SentryFlow uses a two-speed design: a synchronous fast path that returns a decision in under 30ms, and an asynchronous slow path for compute-heavy explainability that never blocks the response.


System diagram

graph TD
    A["POST /v1/risk-check"] --> B["evaluate_policy()\nJsonLogic rules\nsrc/policies/evaluator.py"]
    A --> C["predict_proba()\nXGBoost model\nsrc/models/train.py"]
    B --> D["batch_orchestrate()\nEnsemble fusion\nsrc/policies/evaluator.py"]
    C --> D
    D --> E["Response\ndecision + strategy + NACHA code"]

    E -. "fire-and-forget\ndaemon thread" .-> F["start_shadow_shap()\nsrc/api/async_explain.py"]
    F --> G["data/shap_audit/{tx_id}.json\nTop SHAP features + base value"]

    style E fill:#2d6a4f,color:#fff
    style G fill:#555,color:#fff

Fast path (synchronous, <30ms): steps A → B → C → D → E
Slow path (background thread): E → F → G


Components

API Gateway (src/api/)

File Purpose
main.py FastAPI app factory, mounts router
router.py POST /v1/risk-check — orchestrates the three-stage fast path
async_explain.py Fires a daemon thread after each response to compute SHAP values

Policy Engine (src/policies/evaluator.py)

Two functions:

  • evaluate_policy(rules, data) — single-transaction rule evaluation. Runs each JsonLogic rule against the payload, collects triggered actions, and returns the highest-severity action with a Nacha Adverse Action Code.
  • batch_orchestrate(rule_df, ml_scores) — vectorized ensemble fusion for backtest and API. Combines rule result with ML score into one of three named strategies.

ML Models (src/models/train.py)

  • XGBoost — supervised fraud classifier, trained on labeled transaction data
  • Isolation Forest — unsupervised anomaly detector for synthetic identity clusters and zero-day patterns

Both models are persisted to data/models/ via joblib and loaded at API startup.

Governance (src/governance/approval_queue.py)

File-based policy approval queue. Risk Managers submit candidate rules; Senior Admins approve or reject via the dashboard Approval Inbox. Approved policies can be promoted to data/active_policy.json.
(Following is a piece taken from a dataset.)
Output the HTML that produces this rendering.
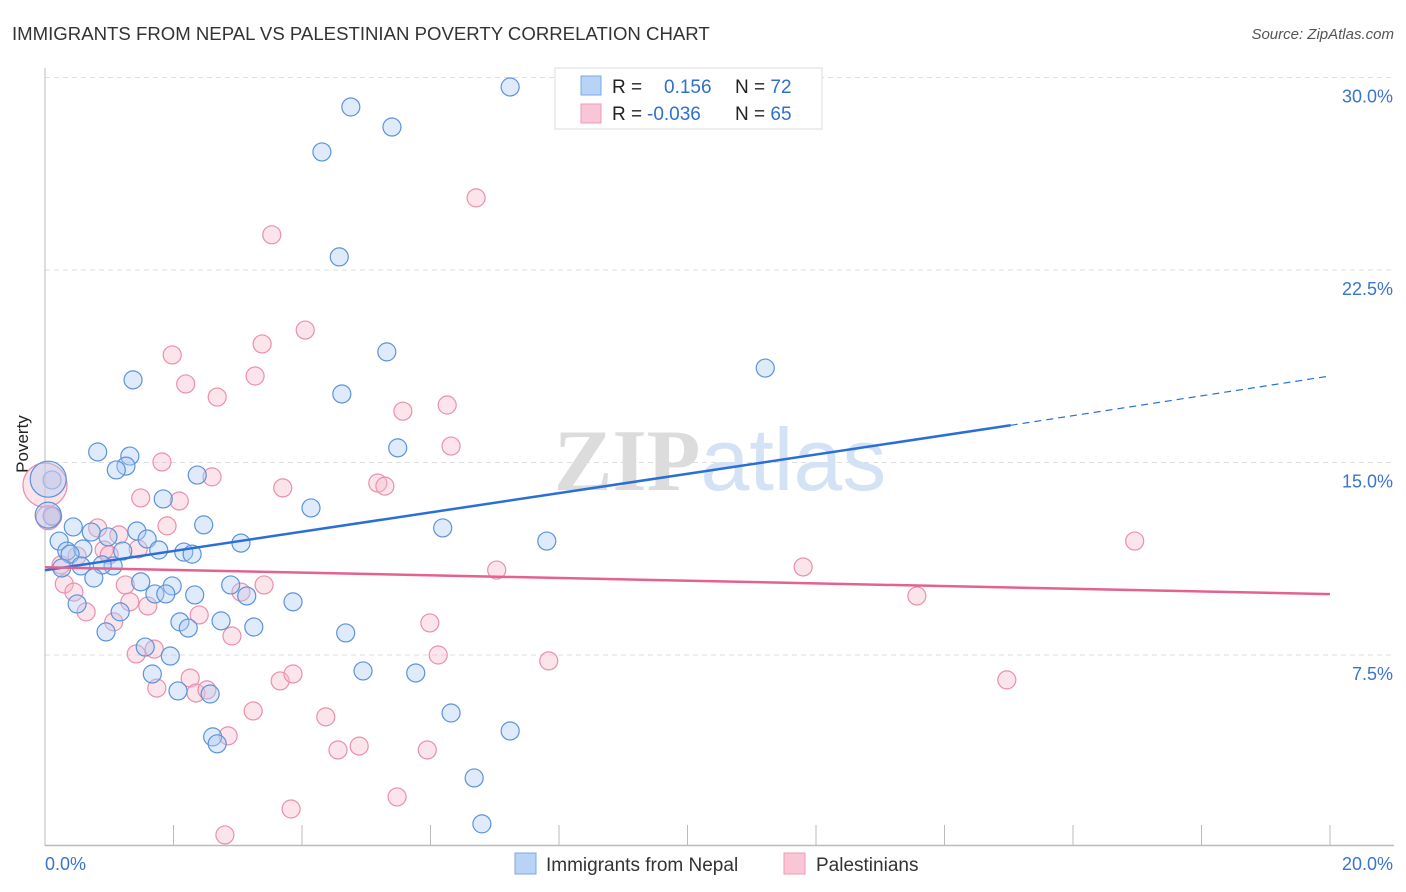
<!DOCTYPE html>
<html><head><meta charset="utf-8"><style>
body{margin:0;background:#fff;font-family:"Liberation Sans",sans-serif;}
svg{display:block}
</style></head><body>
<svg width="1406" height="892" id="c">
<text x="12" y="40" font-size="18.6" fill="#333">IMMIGRANTS FROM NEPAL VS PALESTINIAN POVERTY CORRELATION CHART</text>
<text x="1394" y="39" font-size="15" fill="#555" font-style="italic" text-anchor="end">Source: ZipAtlas.com</text>
<text x="40" y="456" font-size="17" fill="#222" text-anchor="middle" transform="rotate(-90 28 456)">Poverty</text>
<g id="grid"></g>
<text x="720" y="490" font-size="88" text-anchor="middle"><tspan fill="#dcdcdc" font-family="Liberation Serif" font-weight="bold">ZIP</tspan><tspan fill="#d3e2f4">atlas</tspan></text>
<g id="pts"></g>
<g id="lines"></g>
<g>
<rect x="555" y="68" width="267" height="61" fill="#fff" stroke="#ddd"/>
<rect x="581" y="76" width="20" height="19" fill="#b8d3f5" stroke="#7aaae6"/>
<rect x="581" y="104" width="20" height="19" fill="#f9c6d6" stroke="#ee9ab5"/>
<text x="612" y="93" font-size="19" fill="#222">R = <tspan fill="#2f6fd0" x="664">0.156</tspan><tspan x="735" fill="#222">N = </tspan><tspan fill="#2f6fd0">72</tspan></text>
<text x="612" y="120" font-size="19" fill="#222">R = <tspan fill="#2f6fd0" x="647">-0.036</tspan><tspan x="735" fill="#222">N = </tspan><tspan fill="#2f6fd0">65</tspan></text>
</g>
<g>
<rect x="515" y="853" width="21" height="21" fill="#b8d3f5" stroke="#7aaae6"/>
<text x="546" y="871" font-size="19" fill="#333">Immigrants from Nepal</text>
<rect x="784" y="853" width="21" height="21" fill="#f9c6d6" stroke="#ee9ab5"/>
<text x="816" y="871" font-size="19" fill="#333">Palestinians</text>
</g>
</svg>
<script>
const yTicks=[7.5,15,22.5,30];
const yTickLabels=["7.5%","15.0%","22.5%","30.0%"];
const xTickLabels=["0.0%","20.0%"];
const blueX=[7.24,4.76,5.40,4.31,4.58,5.32,11.21,1.37,4.62,5.49,0.82,1.32,1.26,1.11,2.37,0.11,1.84,4.14,0.11,2.47,0.44,6.19,1.43,0.72,1.59,7.81,0.22,3.05,1.77,2.16,2.29,0.34,0.59,1.21,0.39,0.98,0.26,0.56,1.06,0.89,0.76,1.49,1.98,1.71,1.88,2.33,2.89,3.14,3.86,0.50,1.17,2.74,2.10,2.23,3.25,0.95,4.68,1.56,1.95,1.67,4.95,5.77,2.07,2.57,6.32,7.24,2.61,2.68,6.68,6.80];
const blueY=[29.63,28.85,28.07,27.10,23.01,19.31,18.68,18.22,17.67,15.57,15.41,15.25,14.86,14.71,14.51,14.32,13.58,13.23,12.92,12.57,12.49,12.45,12.33,12.29,12.02,11.94,11.94,11.86,11.59,11.51,11.43,11.55,11.63,11.55,11.43,12.10,10.89,10.97,10.97,11.01,10.50,10.35,10.19,9.88,9.88,9.84,10.23,9.80,9.57,9.49,9.18,8.83,8.79,8.55,8.59,8.40,8.36,7.81,7.46,6.76,6.88,6.80,6.10,5.98,5.24,4.54,4.31,4.04,2.71,0.92];
const pinkX=[6.71,3.53,4.05,3.38,1.98,3.27,2.19,2.68,5.57,6.26,6.32,1.82,2.60,5.18,5.29,3.70,1.49,2.09,0.12,0.82,1.90,1.15,1.45,0.92,1.00,0.50,0.25,7.03,11.80,16.96,0.30,0.45,1.25,3.41,3.05,1.32,1.60,0.64,2.40,1.07,5.99,2.91,1.70,1.42,6.12,7.84,2.26,3.66,3.86,1.74,2.35,2.52,13.57,14.97,3.24,4.37,2.85,4.89,4.56,5.95,5.48,3.83,2.80];
const pinkY=[25.31,23.87,20.16,19.62,19.19,18.37,18.06,17.55,17.00,17.24,15.64,15.02,14.44,14.20,14.08,14.01,13.62,13.50,12.88,12.45,12.53,12.18,11.63,11.59,11.40,11.36,11.01,10.81,10.93,11.94,10.27,9.95,10.23,10.23,9.95,9.57,9.41,9.18,9.06,8.79,8.75,8.24,7.73,7.54,7.50,7.27,6.60,6.49,6.76,6.21,6.02,6.14,9.80,6.53,5.32,5.09,4.35,3.95,3.80,3.80,1.97,1.50,0.49];
const bigBlue=[[0.05,14.35,18],[0.05,12.95,13]];
const bigPink=[[0.0,14.12,22],[0.05,12.85,12]];
const blueTrend=[[0,10.80],[15.03,16.45],[20,18.37]];
const pinkTrend=[[0,10.92],[20,9.87]];
const NS='http://www.w3.org/2000/svg';
const sx=v=>45+v/20*1285, sy=v=>847.5-v/7.5*192.5;
function mk(t,a,p){const e=document.createElementNS(NS,t);for(const k in a)e.setAttribute(k,a[k]);p.appendChild(e);return e;}
const g=document.getElementById('grid');
yTicks.forEach((t,i)=>{const l=mk('line',{x1:45,x2:1394,y1:sy(t),y2:sy(t),stroke:'#ddd','stroke-dasharray':'5,4'},g);


const tx=mk('text',{x:1393,y:sy(t)+25,'font-size':18,fill:'#3a74d0','text-anchor':'end'},g);tx.textContent=yTickLabels[i];

});
mk('line',{x1:45,x2:45,y1:68,y2:846,stroke:'#bbb'},g);
mk('line',{x1:45,x2:1394,y1:845.5,y2:845.5,stroke:'#bbb','stroke-width':1.5},g);
for(let i=0;i<=10;i++){mk('line',{x1:sx(i*2),x2:sx(i*2),y1:825,y2:845,stroke:'#bbb'},g);}
[0,20].forEach((v,i)=>{const tx=mk('text',{x:i?1393:45,y:870,'font-size':18,fill:'#3a74d0','text-anchor':i?'end':'start'},g);tx.textContent=xTickLabels[i];

});
const p=document.getElementById('pts');
function dot(x,y,r,f,s,n){const c=mk('circle',{cx:sx(x),cy:sy(y),r:r,fill:f,'fill-opacity':0.4,stroke:s,'stroke-width':1.2},p);

}
pinkX.forEach((x,i)=>dot(x,pinkY[i],9,'#f7bccd','#ea8fae','palestinian-point'));
blueX.forEach((x,i)=>dot(x,blueY[i],9,'#aecbf2','#5b93dc','nepal-point'));
bigPink.forEach(b=>dot(b[0],b[1],b[2],'#f7bccd','#ea8fae','palestinian-point'));
bigBlue.forEach(b=>dot(b[0],b[1],b[2],'#aecbf2','#5b93dc','nepal-point'));
const L=document.getElementById('lines');
let a=mk('line',{x1:sx(blueTrend[0][0]),y1:sy(blueTrend[0][1]),x2:sx(blueTrend[1][0]),y2:sy(blueTrend[1][1]),stroke:'#2a6fd6','stroke-width':2.5},L);


a=mk('line',{x1:sx(blueTrend[1][0]),y1:sy(blueTrend[1][1]),x2:sx(blueTrend[2][0]),y2:sy(blueTrend[2][1]),stroke:'#2a6fd6','stroke-width':1.2,'stroke-dasharray':'7,5'},L);


a=mk('line',{x1:sx(pinkTrend[0][0]),y1:sy(pinkTrend[0][1]),x2:sx(pinkTrend[1][0]),y2:sy(pinkTrend[1][1]),stroke:'#e5628f','stroke-width':2.5},L);


</script>
</body></html>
Training Pipeline (pipelines/backtest_flow.py)

Metaflow DAG with five steps: data ingestion → temporal train/test split + model training → shadow backtest on held-out set → governance gate (FPR < 2%) → audit log. All metrics are computed on the held-out test set — not the training data.

Risk Dashboard (research/monitoring_dashboard.py)
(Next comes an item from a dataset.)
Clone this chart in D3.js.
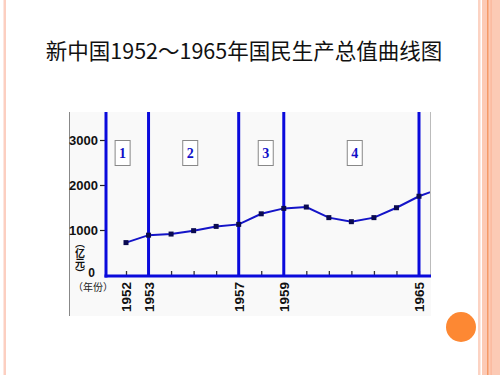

Streamlit app on port 8501. Features shadow backtesting, policy authoring, live-computed KPIs, governance inbox, and emergency override with audit logging.
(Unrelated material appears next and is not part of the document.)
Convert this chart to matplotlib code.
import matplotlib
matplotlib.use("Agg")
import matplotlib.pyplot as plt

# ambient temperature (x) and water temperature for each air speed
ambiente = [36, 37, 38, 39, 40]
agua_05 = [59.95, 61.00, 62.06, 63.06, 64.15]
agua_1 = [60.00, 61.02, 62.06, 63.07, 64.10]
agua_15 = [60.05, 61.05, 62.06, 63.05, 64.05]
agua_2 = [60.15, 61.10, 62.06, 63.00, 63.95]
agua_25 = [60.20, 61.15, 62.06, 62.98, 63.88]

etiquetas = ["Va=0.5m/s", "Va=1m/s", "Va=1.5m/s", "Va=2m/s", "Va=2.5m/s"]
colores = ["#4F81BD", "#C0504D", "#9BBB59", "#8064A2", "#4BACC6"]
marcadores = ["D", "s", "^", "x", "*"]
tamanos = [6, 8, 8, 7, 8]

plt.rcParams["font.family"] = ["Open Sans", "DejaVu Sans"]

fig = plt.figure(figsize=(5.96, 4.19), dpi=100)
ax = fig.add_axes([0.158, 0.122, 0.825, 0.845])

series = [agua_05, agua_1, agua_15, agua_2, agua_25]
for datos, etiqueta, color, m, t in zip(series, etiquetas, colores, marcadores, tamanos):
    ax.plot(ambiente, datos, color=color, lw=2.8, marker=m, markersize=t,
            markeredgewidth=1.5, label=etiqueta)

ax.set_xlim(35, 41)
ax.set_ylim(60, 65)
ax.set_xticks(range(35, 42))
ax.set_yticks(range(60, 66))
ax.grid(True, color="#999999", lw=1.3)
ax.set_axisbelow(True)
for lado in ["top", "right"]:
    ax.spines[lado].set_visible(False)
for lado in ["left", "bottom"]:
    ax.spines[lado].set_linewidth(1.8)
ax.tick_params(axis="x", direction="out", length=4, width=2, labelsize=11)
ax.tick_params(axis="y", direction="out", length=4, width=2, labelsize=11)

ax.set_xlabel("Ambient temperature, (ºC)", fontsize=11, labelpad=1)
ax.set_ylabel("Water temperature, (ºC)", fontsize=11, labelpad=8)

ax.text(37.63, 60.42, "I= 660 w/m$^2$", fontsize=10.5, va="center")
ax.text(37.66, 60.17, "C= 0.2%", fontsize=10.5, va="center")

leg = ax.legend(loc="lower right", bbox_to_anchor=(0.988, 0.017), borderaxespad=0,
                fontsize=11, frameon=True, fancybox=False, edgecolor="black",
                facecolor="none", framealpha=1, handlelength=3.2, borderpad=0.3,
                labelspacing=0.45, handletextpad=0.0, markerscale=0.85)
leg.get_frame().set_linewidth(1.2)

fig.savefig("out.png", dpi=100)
Data flow for a single transaction

Payload arrives at POST /v1/risk-check
├─ evaluate_policy() reads data/active_policy.json
│  └─ JsonLogic rules evaluated against payload fields
│  └─ Highest-severity action selected (DECLINE > VIDEO_ID > MFA > APPROVE)
├─ predict_proba() calls the loaded XGBoost model
│  └─ Returns fraud probability in [0.0, 1.0]
├─ batch_orchestrate() fuses both results
│  └─ ML score > 0.92 AND rule=PASS → ML_OVERRIDE_CRITICAL (REQUIRE_VIDEO_ID)
│  └─ ML score 0.75–0.92 AND rule=PASS → ML_ENHANCED_FRICTION (REQUIRE_MFA)
│  └─ All other cases → RULE_LED (rule decision wins)
└─ Response returned with decision + strategy + NACHA code + audit_id
   └─ (background) SHAP values computed → written to data/shap_audit/{tx_id}.json

Key design constraints

  • <30ms p99 latency — nothing on the fast path may block on I/O or computation. SHAP always runs in a background thread.
  • Graceful degradation — if the XGBoost model file is missing, a MockModel is used and RULE_LED still functions correctly.
  • Nacha 2026 compliance — every decision includes a SHA256 policy signature and Adverse Action Code. See Compliance.
  • No-code policy authoring — rules are JsonLogic JSON in data/active_policy.json. Risk Managers can change them without restarting the API.